Windsor was situated on a 2,600 acre plantation, the home of a planter with the unlikely name of Smith Coffee Daniell, II. The four-story mansion featured massive brick columns with iron Corinthian capitals, ornate wrought-iron balustrades, and a rooftop cupola. Construction took over two years to complete at a then-handsome sum of $175,000.
Unfortunately, Daniell lived only a few weeks after the house was completed in 1861, and ownership passed to his heirs. During the Civil War, both Confederate and Union troops used the cupola as an observation post, and the house served as a Union hospital following the 1863 Battle of Port Gibson. After the war Mark Twain also used the cupola to observe the nearby Mississippi River, and his description of Windsor appears in his memoir Life on the Mississippi.
On February 17, 1890, fire – allegedly started by a party guest’s cigar – destroyed the home, leaving only 23 columns, the grand staircase and other wrought-iron adornments. The staircase was eventually removed from the ruins and installed at Oakland Memorial Chapel on the campus of nearby Alcorn State University, where it still obliges footsteps today.
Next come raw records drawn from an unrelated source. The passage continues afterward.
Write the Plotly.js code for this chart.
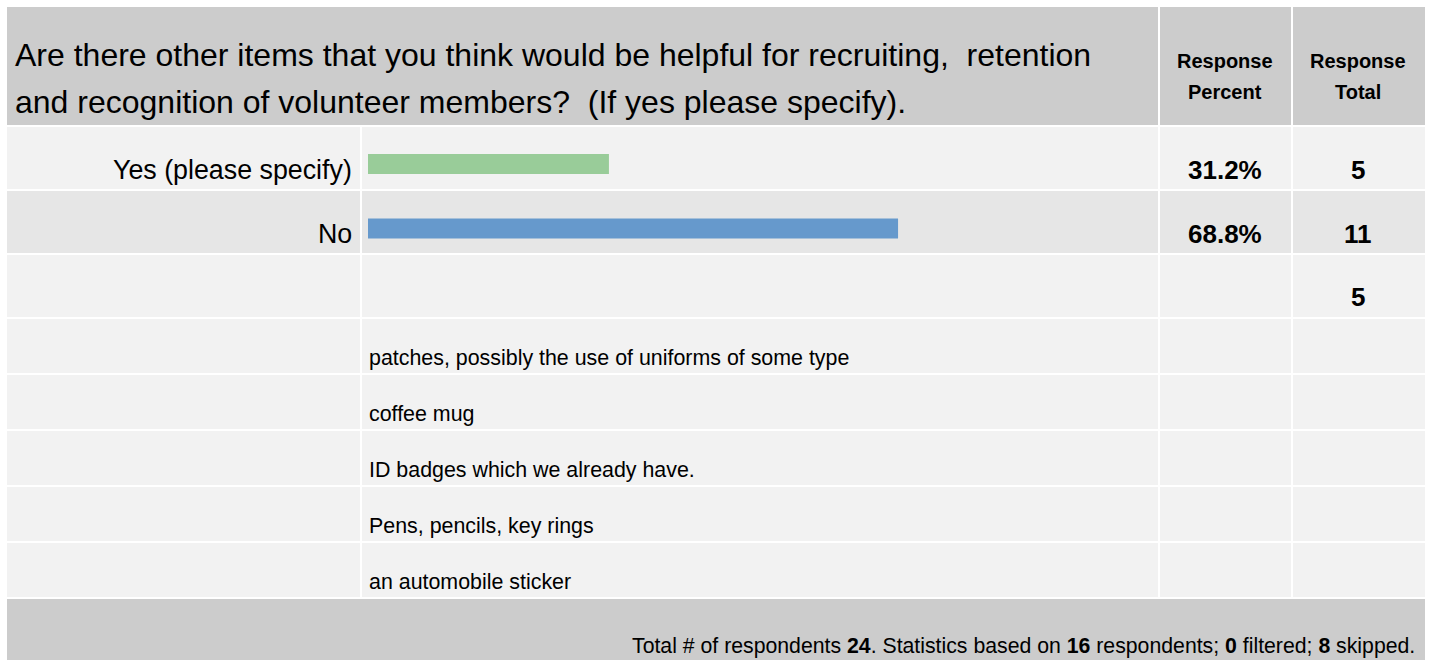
<!DOCTYPE html>
<html><head><meta charset="utf-8">
<script src="https://cdn.plot.ly/plotly-3.0.1.min.js"></script>
<style>html,body{margin:0;padding:0;background:#fff;overflow:hidden;}</style>
</head><body><div id="chart" style="width:1429px;height:660px;"></div>
<script>
// ---- data ----
const questionLines = ["Are there other items that you think would be helpful for recruiting,\u00a0 retention", "and recognition of volunteer members?\u00a0 (If yes please specify)."];
const headerPercent = ["Response", "Percent"];
const headerTotal = ["Response", "Total"];
const categories = ["Yes (please specify)", "No"];
const percentValues = [31.25, 68.75];
const percentLabels = ["31.2%", "68.8%"];
const responseTotals = [5, 11];
const commentCount = 5;
const comments = ["patches, possibly the use of uniforms of some type", "coffee mug", "ID badges which we already have.", "Pens, pencils, key rings", "an automobile sticker"];
const barColors = ["#99CC99", "#6699CC"];
const totalRespondents = 24;
const basedOn = 16;
const filtered = 0;
const skipped = 8;

// ---- layout helpers ----
const W = 1429, H = 660;
const px = x => x / W;
const py = y => 1 - y / H;
const FONT = "Arial, 'Liberation Sans', sans-serif";
const shapes = [];
function rect(x0, y0, x1, y1, color) {
  shapes.push({type: 'rect', xref: 'paper', yref: 'paper', x0: px(x0), x1: px(x1), y0: py(y1), y1: py(y0),
    fillcolor: color, line: {width: 0}, layer: 'below'});
}
const annotations = [];
function txt(text, x, baseline, size, anchor, opts) {
  annotations.push(Object.assign({xref: 'paper', yref: 'paper', x: px(x), y: py(baseline - 0.3465 * size),
    xanchor: anchor, yanchor: 'middle', showarrow: false, text: text,
    font: {family: FONT, size: size, color: '#000'}, borderpad: 0}, opts || {}));
}

const GRAY = '#CCCCCC', LIGHT = '#F2F2F2', MID = '#E6E6E6';
const colL = [7, 360], colB = [362, 1158], colP = [1160, 1291], colT = [1293, 1425];
// header
rect(7, 7, 1158, 125, GRAY);
rect(colP[0], 7, colP[1], 125, GRAY);
rect(colT[0], 7, colT[1], 125, GRAY);
// answer rows
const rowTops = [127, 191, 255];
const rowColors = [LIGHT, MID, LIGHT];
rowTops.forEach((t, i) => {
  [colL, colB, colP, colT].forEach(c => rect(c[0], t, c[1], t + 62, rowColors[i]));
});
// comment rows
const commentTops = [319, 375, 431, 487, 543];
commentTops.forEach(t => {
  [colL, colB, colP, colT].forEach(c => rect(c[0], t, c[1], t + 54, LIGHT));
});
// footer
rect(7, 599, 1425, 665, GRAY);

// header texts
questionLines.forEach((l, i) => txt(l, 14, [66, 113][i], 32, 'left'));
headerPercent.forEach((l, i) => txt('<b>' + l + '</b>', 1225, [68, 99][i], 20, 'center'));
headerTotal.forEach((l, i) => txt('<b>' + l + '</b>', 1358, [68, 99][i], 20, 'center'));
// rows
categories.forEach((c, i) => {
  const base = rowTops[i] + 52;
  txt(c, 353, base, 26.8, 'right');
  txt('<b>' + percentLabels[i] + '</b>', 1225, base, 26, 'center');
  txt('<b>' + responseTotals[i] + '</b>', 1358, base, 26, 'center');
});
txt('<b>' + commentCount + '</b>', 1358, rowTops[2] + 51, 26, 'center');
comments.forEach((c, i) => txt(c, 368, commentTops[i] + 46, 21.4, 'left'));
txt('Total # of respondents <b>' + totalRespondents + '</b>. Statistics based on <b>' + basedOn +
    '</b> respondents; <b>' + filtered + '</b> filtered; <b>' + skipped + '</b> skipped.', 1416, 653, 21.25, 'right');

const trace = {
  type: 'bar', orientation: 'h', x: percentValues, y: categories,
  marker: {color: barColors, line: {width: 0}}, width: 0.31, hoverinfo: 'skip'
};

const layout = {
  width: W, height: H, margin: {l: 0, r: 0, t: 0, b: 0, pad: 0},
  paper_bgcolor: '#FFFFFF', plot_bgcolor: 'rgba(0,0,0,0)', showlegend: false,
  xaxis: {domain: [px(368), px(1139)], range: [0, 100], visible: false, fixedrange: true},
  yaxis: {domain: [py(260.75), py(131.75)], type: 'category', categoryarray: categories,
          range: [1.5, -0.5], visible: false, fixedrange: true},
  shapes: shapes, annotations: annotations
};
Plotly.newPlot('chart', [trace], layout, {displayModeBar: false, staticPlot: true});
</script></body></html>
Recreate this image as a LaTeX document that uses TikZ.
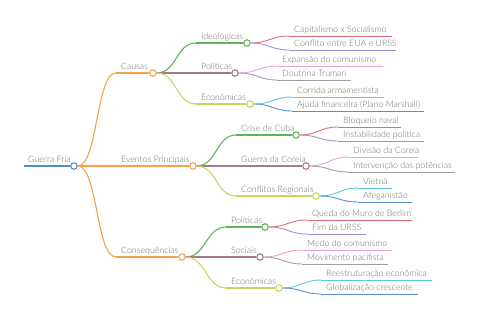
\documentclass[tikz,border=0pt]{standalone}
\usepackage{fontspec}
\setmainfont{Lato}[UprightFont={* Light}]
\definecolor{cRoot}{HTML}{4D8FBD}
\definecolor{cOra}{HTML}{F6A24C}
\definecolor{cGre}{HTML}{5BB55B}
\definecolor{cBro}{HTML}{A67A8A}
\definecolor{cYel}{HTML}{C8D55C}
\definecolor{cRed}{HTML}{E06A78}
\definecolor{cPur}{HTML}{A08EE0}
\definecolor{cPin}{HTML}{EFA0D8}
\definecolor{cMau}{HTML}{A898AC}
\definecolor{cCya}{HTML}{5CCAD9}
\definecolor{cBlu}{HTML}{5B8ECF}
\definecolor{cTxt}{HTML}{6E6E6E}
\tikzset{
  dot/.style={circle, draw=#1, fill=white, line width=1.1pt, inner sep=0pt, minimum size=6.5pt},
  lbl/.style={anchor=base west, inner sep=0pt, text=cTxt, font=\fontsize{8.8}{10}\selectfont},
  ln/.style={draw=#1, line width=1.1pt},
  lnr/.style={draw=#1, line width=1.8pt},
  lnl/.style={draw=#1, line width=0.9pt},
}
\newcommand{\lnk}[4]{\draw[#1] (#2) .. controls +(#4,0) and +(-#4,0) .. (#3);}
\begin{document}
\begin{tikzpicture}[x=1pt,y=-1pt]
\useasboundingbox (0,0) rectangle (480,320);
% root
\coordinate (r0) at (24,166);
\node[dot=cRoot] (R) at (74,166) {};
\draw[lnr=cRoot] (r0) -- (R.west);
\node[lbl] (tR) at (28,162.5) {Guerra Fria};
% level 1
\coordinate (a0) at (116,73);   \node[dot=cOra] (A) at (153,73) {};
\coordinate (b0) at (116,166);  \node[dot=cOra] (B) at (193,166) {};
\coordinate (c0) at (116,257);  \node[dot=cOra] (C) at (182,257) {};
\foreach \s/\e in {a0/A,b0/B,c0/C}{
  \lnk{ln=cOra}{R.east}{\s}{20}
  \draw[ln=cOra] (\s) -- (\e.west);
}
\node[lbl] at (121,69.5) {Causas};
\node[lbl] at (121,162.5) {Eventos Principais};
\node[lbl] at (121,253.5) {Consequências};
% level 2 - Causas
\coordinate (a10) at (196,43);  \node[dot=cGre] (A1) at (247,43) {};
\coordinate (a20) at (196,73);  \node[dot=cBro] (A2) at (235,73) {};
\coordinate (a30) at (196,104); \node[dot=cYel] (A3) at (250,104) {};
% level 2 - Eventos
\coordinate (b10) at (236,135); \node[dot=cGre] (B1) at (296,135) {};
\coordinate (b20) at (236,166); \node[dot=cBro] (B2) at (306,166) {};
\coordinate (b30) at (236,196); \node[dot=cYel] (B3) at (316,196) {};
% level 2 - Consequencias
\coordinate (c10) at (226,227); \node[dot=cGre] (C1) at (265,227) {};
\coordinate (c20) at (226,257); \node[dot=cBro] (C2) at (260,257) {};
\coordinate (c30) at (226,288); \node[dot=cYel] (C3) at (279,288) {};
\foreach \p/\s/\e/\c in {A/a10/A1/cGre,A/a20/A2/cBro,A/a30/A3/cYel,
                         B/b10/B1/cGre,B/b20/B2/cBro,B/b30/B3/cYel,
                         C/c10/C1/cGre,C/c20/C2/cBro,C/c30/C3/cYel}{
  \lnk{ln=\c}{\p.east}{\s}{20}
  \draw[ln=\c] (\s) -- (\e.west);
}
\node[lbl] at (201,39.5) {Ideológicas};
\node[lbl] at (201,69.5) {Políticas};
\node[lbl] at (201,100.5) {Econômicas};
\node[lbl] at (241,131.5) {Crise de Cuba};
\node[lbl] at (241,162.5) {Guerra da Coreia};
\node[lbl] at (241,192.5) {Conflitos Regionais};
\node[lbl] at (231,223.5) {Políticas};
\node[lbl] at (231,253.5) {Sociais};
\node[lbl] at (231,284.5) {Econômicas};
% level 3 leaves
\foreach \p/\x/\y/\xe/\c/\t in {
  A1/289/36/392/cRed/{Capitalismo x Socialismo},
  A1/289/50/396/cPur/{Conflito entre EUA e URSS},
  A2/277/66/383/cPin/{Expansão do comunismo},
  A2/277/80/351/cMau/{Doutrina Truman},
  A3/292/97/384/cCya/{Corrida armamentista},
  A3/292/111/424/cBlu/{Ajuda financeira (Plano Marshall)},
  B1/338/127/401/cRed/{Bloqueio naval},
  B1/338/141/424/cPur/{Instabilidade política},
  B2/348/157/418/cPin/{Divisão da Coreia},
  B2/348/172/455/cMau/{Intervenção das potências},
  B3/358/188/392/cCya/{Vietnã},
  B3/358/202/412/cBlu/{Afeganistão},
  C1/307/220/412/cRed/{Queda do Muro de Berlim},
  C1/307/234/366/cPur/{Fim da URSS},
  C2/302/250/392/cPin/{Medo do comunismo},
  C2/302/264/388/cMau/{Movimento pacifista},
  C3/321/280/432/cCya/{Reestruturação econômica},
  C3/321/294/418/cBlu/{Globalização crescente}}{
  \coordinate (s) at (\x,\y);
  \coordinate (e) at (\xe,\y);
  \lnk{lnl=\c}{\p.east}{s}{18}
  \draw[lnl=\c] (s) -- (e);
  \node[lbl] at (\x+5,\y-3.5) {\t};
}
\end{tikzpicture}
\end{document}
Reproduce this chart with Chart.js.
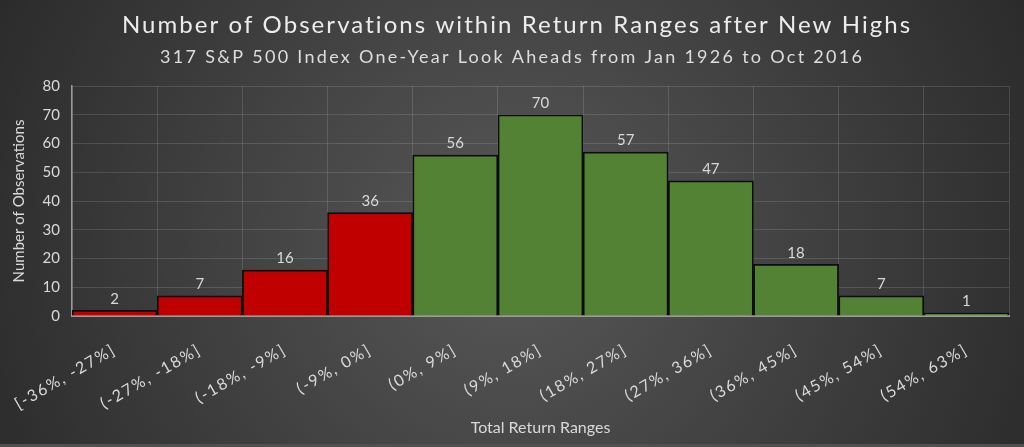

Windsor Ruins have been featured in several films, most notably 1957’s Raintree County, starring Elizabeth Taylor and Montgomery Clift. The family retained possession until 1974, when they turned the property over to the Mississippi Department of Archives and History, which in 1985 gave it landmark status. For decades no one was sure what the original home looked like – visitors could only guess. But in 1990 an amazing image was discovered in the State Archives of Ohio (of all places), in the notebook of a Union officer who had sketched it contemporaneously in 1863. This is the only known image of the house before it was destroyed, showing us now just how elegant and imposing a home it was.